I’ve looked over the Yankees’ gamelogs for attendance numbers as well as the Rays’. The one thing that always stands out is that people go to the games against the Red Sox while nobody goes to the games against the Orioles. The Red Sox were the second best team in the division last year with the Yankees and Rays flanking them. Without doubt, they are and have been a superior team to the Orioles for a while now. Ultimately, we go to games to be entertained and experience joy, so why don’t more people go to Orioles games?I'm not sure what sort of a Yankee fan would make vulgar comments about the fine population of Boston, but I would personally find that both distasteful and offensive.
It would seem that a win is more enjoyable to experience than a defeat. I’d rather go to a Rays game where they win than one where they lose. And, I’m not sure if I went to those games against the Washington Nationals last season because subconsciously I wanted to see victories, but I suppose I could’ve been on a losing strike without really knowing it. If I asked a thousand Yankee fans which team they’d rather pay to see live, 95% would say the Red Sox and the other 5% would make vulgar comments about the folks from Boston. But is this rational?
Anyhow, If you grant that attending any win is more enjoyable than attending any loss then, no, it's not rational in an economic decision making sense. The tickets to Red Sox games are much more expensive on the secondary market and the probability of witnessing a win is decidedly lower than if you go to a game against the Orioles.
Anderson supposes it might come down to the "hedonic value" of a win over the Red Sox. A win feels much better against the Sawx but I think we must also assume that a loss feels worse. And people are largely loss averse - meaning they would prefer to avoid losses even if the alternative involves the possibility of reaping gains. Prospect theory, which the concept of loss aversion comes from, contends that this is because losing something hurts more than winning the equivalent.
So why are people not loss averse when it comes to attending sporting events? Certainly a loss in playoff game is going to hurt more to witness than a regular season defeat, but the demand for the postseason is still sky-high.

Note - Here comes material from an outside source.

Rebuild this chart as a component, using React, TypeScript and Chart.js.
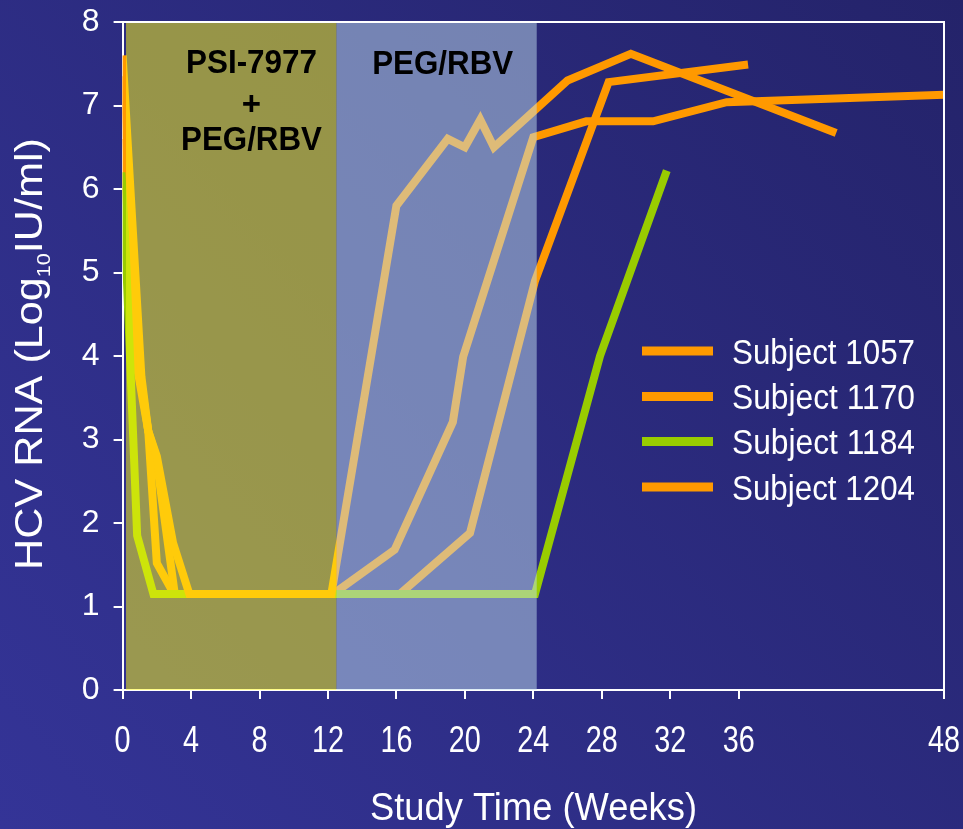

I think the perceived importance of the game is a major influence on the desirability of attending and during the regular season, the opponent has the most direct impact on that importance. At any point in the season, games against the Red Sox feel like they have playoff implications for the Rays or Yanks. They might not matter at the time, but there is the notion that they may be significant in the future. The history behind any rivalry adds to the feeling of significance as well. These factors generally culminate with an energized crowd and a charged atmosphere and that's ultimately what attracts people to games against good teams.
I personally don't think it's worth the extra money to see the Red Sox when they are in town. I'm content to go to a game regardless of who it's against - I just like sitting outside, drinking a few beers and watching the game unfold. I don't worry too much about individual wins and losses - not much more than when I'm watching at home on the couch. It's always better to see your team win, but the outcome of the came usually isn't enough to taint the experience. But not everyone is like that.
The costs of going to baseball games extend beyond the money for the tickets, concessions, tolls, parking or public transportation. Fans give up precious hours of their life as well and in exchange for those, many would like to see a game that seems significant.
At the end of the post, Anderson asks, "Would you pay more money to guarantee that you are attending a victory?". I don't think so, I can't sit through a game I recorded on the DVR if I know who won. I'd rather just pay the regular price and see what happens.